▶ **Short exercise**
Below are entries. Pull out all lines containing "this".

▶ **Excerpted records**
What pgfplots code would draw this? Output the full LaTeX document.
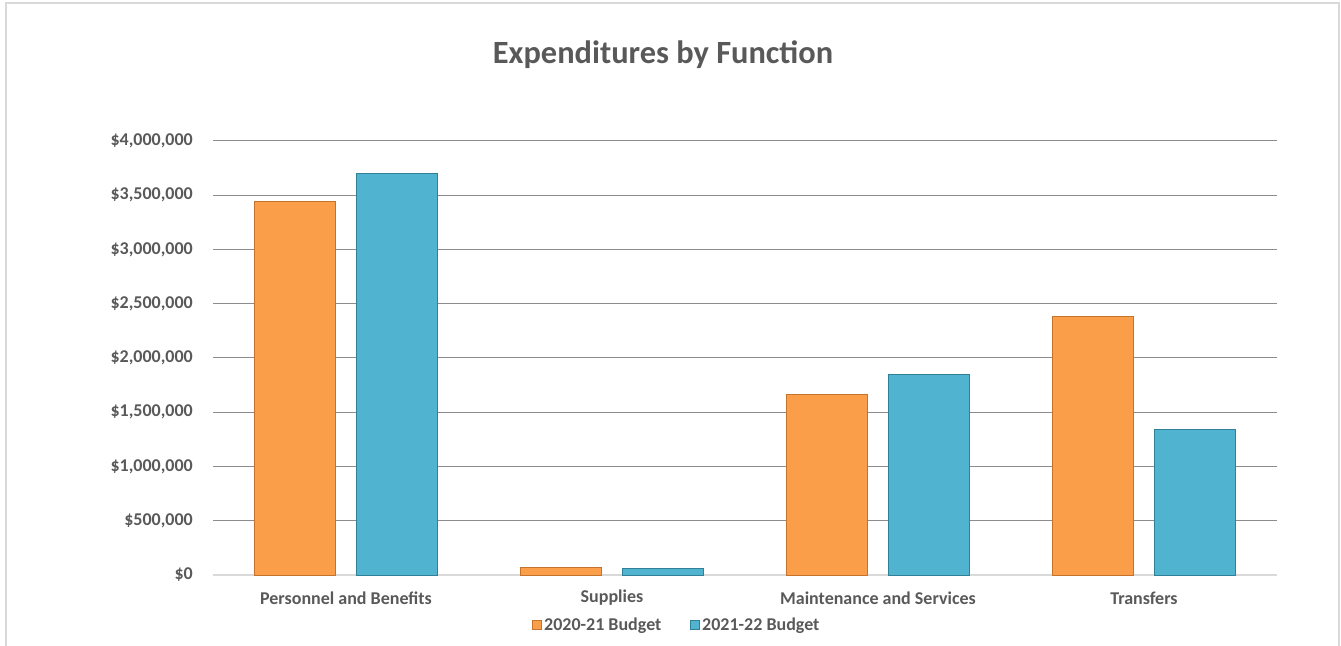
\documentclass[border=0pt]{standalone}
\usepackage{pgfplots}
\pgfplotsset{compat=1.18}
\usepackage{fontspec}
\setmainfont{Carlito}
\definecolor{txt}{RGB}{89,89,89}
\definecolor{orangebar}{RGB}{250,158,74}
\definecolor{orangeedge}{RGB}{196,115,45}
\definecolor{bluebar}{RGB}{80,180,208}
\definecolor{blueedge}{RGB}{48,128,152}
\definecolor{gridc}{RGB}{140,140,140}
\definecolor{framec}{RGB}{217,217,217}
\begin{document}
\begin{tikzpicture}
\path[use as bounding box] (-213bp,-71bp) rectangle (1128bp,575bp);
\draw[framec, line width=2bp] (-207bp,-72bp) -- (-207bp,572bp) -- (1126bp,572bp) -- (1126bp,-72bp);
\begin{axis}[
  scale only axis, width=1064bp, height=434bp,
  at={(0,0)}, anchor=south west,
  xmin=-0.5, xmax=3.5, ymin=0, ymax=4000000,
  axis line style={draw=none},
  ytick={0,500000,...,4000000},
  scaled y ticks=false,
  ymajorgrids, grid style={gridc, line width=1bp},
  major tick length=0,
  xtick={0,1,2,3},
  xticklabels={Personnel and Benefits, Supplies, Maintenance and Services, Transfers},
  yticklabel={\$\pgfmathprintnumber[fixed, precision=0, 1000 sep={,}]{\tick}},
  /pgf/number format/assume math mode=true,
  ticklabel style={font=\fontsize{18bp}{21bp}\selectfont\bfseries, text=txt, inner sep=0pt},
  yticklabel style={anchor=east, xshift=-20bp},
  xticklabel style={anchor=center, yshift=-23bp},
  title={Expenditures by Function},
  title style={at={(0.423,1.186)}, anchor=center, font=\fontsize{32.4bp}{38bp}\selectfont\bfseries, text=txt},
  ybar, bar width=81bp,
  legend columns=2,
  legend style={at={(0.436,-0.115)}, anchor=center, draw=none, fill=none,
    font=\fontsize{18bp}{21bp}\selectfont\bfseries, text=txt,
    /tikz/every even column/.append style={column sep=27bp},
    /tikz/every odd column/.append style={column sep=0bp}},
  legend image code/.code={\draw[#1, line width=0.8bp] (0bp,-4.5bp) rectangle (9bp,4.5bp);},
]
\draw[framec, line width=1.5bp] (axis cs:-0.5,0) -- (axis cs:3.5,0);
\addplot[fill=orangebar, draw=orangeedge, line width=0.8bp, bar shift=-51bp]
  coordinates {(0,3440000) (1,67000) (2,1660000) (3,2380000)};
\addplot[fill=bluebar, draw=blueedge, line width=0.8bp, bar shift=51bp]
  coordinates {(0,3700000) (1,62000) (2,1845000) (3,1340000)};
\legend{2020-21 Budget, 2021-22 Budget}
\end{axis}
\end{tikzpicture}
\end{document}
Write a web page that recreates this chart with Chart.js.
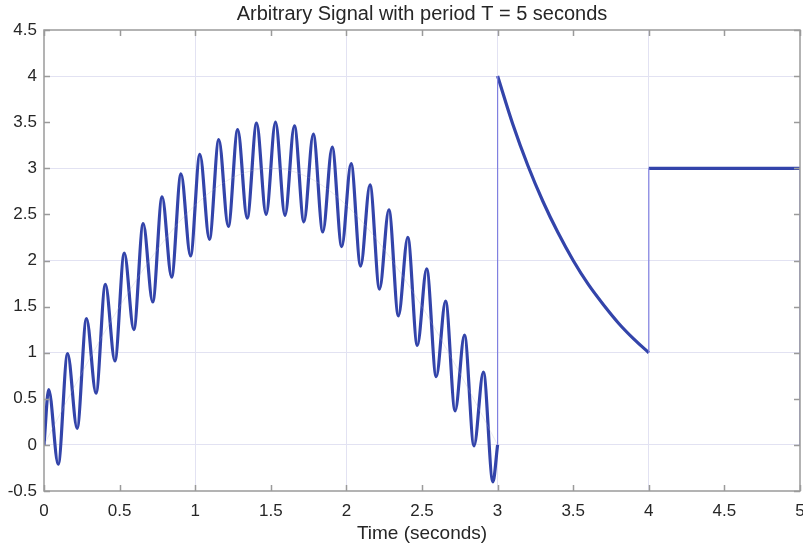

▶ **Task solution**
What pgfplots code would draw this? Output the full LaTeX document.
Write a web page that recreates this chart with Chart.js.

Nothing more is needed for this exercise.